--- start Source excerpt ---
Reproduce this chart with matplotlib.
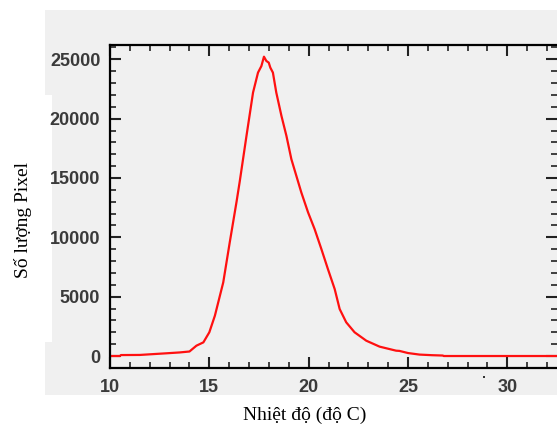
import matplotlib
matplotlib.use("Agg")
import matplotlib.pyplot as plt
from matplotlib.patches import Rectangle
from matplotlib.ticker import MultipleLocator

# Temperature (deg C) and pixel counts
temp = [10.0, 10.5, 10.55, 11.5, 12.85, 13.5, 14.0, 14.35, 14.7, 15.0, 15.28,
        15.7, 16.03, 16.37, 16.53, 16.87, 17.2, 17.45, 17.62, 17.75, 17.87,
        17.99, 18.07, 18.2, 18.37, 18.63, 18.88, 19.13, 19.38, 19.63, 19.97,
        20.3, 20.64, 20.97, 21.31, 21.56, 21.89, 22.31, 22.9, 23.57, 24.4,
        24.57, 25.0, 25.58, 26.2, 26.75, 26.8, 28.0, 30.0, 32.5]
count = [0, 0, 80, 90, 230, 300, 380, 870, 1150, 2000, 3400,
         6200, 9600, 13000, 14700, 18550, 22200, 23880, 24430, 25220, 24860,
         24720, 24300, 23880, 22200, 20230, 18550, 16580, 15180, 13780, 12100,
         10690, 9010, 7320, 5640, 3960, 2840, 2000, 1290, 790, 450,
         430, 250, 120, 70, 40, 0, 0, 0, 0]

xticks = [10, 15, 20, 25, 30]
yticks = [0, 5000, 10000, 15000, 20000, 25000]
xlabel = "Nhiệt độ (độ C)"
ylabel = "Số lượng Pixel"

W, H = 557, 424
fig = plt.figure(figsize=(W / 100, H / 100), dpi=100)
fig.patch.set_facecolor("white")

gray = "#f0f0f0"
# gray panel behind the chart
fig.patches.append(Rectangle((45 / W, 1 - 395 / H), 1 - 45 / W, (395 - 10) / H,
                             transform=fig.transFigure, facecolor=gray,
                             edgecolor="none", zorder=-3))
fig.patches.append(Rectangle((0, 1 - 342 / H), 52 / W, (342 - 95) / H,
                             transform=fig.transFigure, facecolor="white",
                             edgecolor="none", zorder=-2))
# small stray dot near the "30" label
fig.patches.append(Rectangle((483 / W, 1 - 378 / H), 2 / W, 2 / H,
                             transform=fig.transFigure, facecolor="#333333",
                             edgecolor="none", zorder=-1))

ax = fig.add_axes([110 / W, 1 - 368 / H, (557 - 110) / W, (368 - 45) / H])
ax.set_facecolor(gray)
ax.plot(temp, count, color="#ff1010", lw=1.6)

ax.set_xlim(10, 32.5)
ax.set_ylim(-1010, 26205)
ax.set_xticks(xticks)
ax.set_yticks(yticks)
ax.xaxis.set_minor_locator(MultipleLocator(1))
ax.yaxis.set_minor_locator(MultipleLocator(1000))

tick_font = dict(family="Liberation Sans", weight="bold", size=13)
ax.set_xticklabels([str(v) for v in xticks], fontdict=tick_font, color="#3a3a3a")
ax.set_yticklabels([str(v) for v in yticks], fontdict=tick_font, color="#3a3a3a")

ax.tick_params(which="both", direction="in", top=True, right=True,
               color="#222222")
ax.tick_params(which="major", length=8, width=1.5)
ax.tick_params(which="minor", length=4.5, width=1.2)
ax.tick_params(axis="y", which="major", pad=7)
ax.tick_params(axis="x", which="major", pad=8)

for side in ["left", "bottom", "top"]:
    ax.spines[side].set_color("black")
    ax.spines[side].set_linewidth(1.6)
ax.spines["right"].set_visible(False)

fig.text(305 / W, 1 - 415 / H, xlabel, family="Liberation Serif", size=14,
         ha="center", va="center")
fig.text(23 / W, 1 - 220 / H, ylabel, family="Liberation Serif", size=14,
         ha="center", va="center", rotation=90)

fig.savefig("out.png", dpi=100, facecolor="white")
--- end Source excerpt ---
Task description -
Write out exactly the lines between the start of the data and the line with "from matplotlib.ticker import MultipleLocator", including both, but none of the pictures.

Exercise output -
Reproduce this chart with matplotlib.
import matplotlib
matplotlib.use("Agg")
import matplotlib.pyplot as plt
from matplotlib.patches import Rectangle
from matplotlib.ticker import MultipleLocator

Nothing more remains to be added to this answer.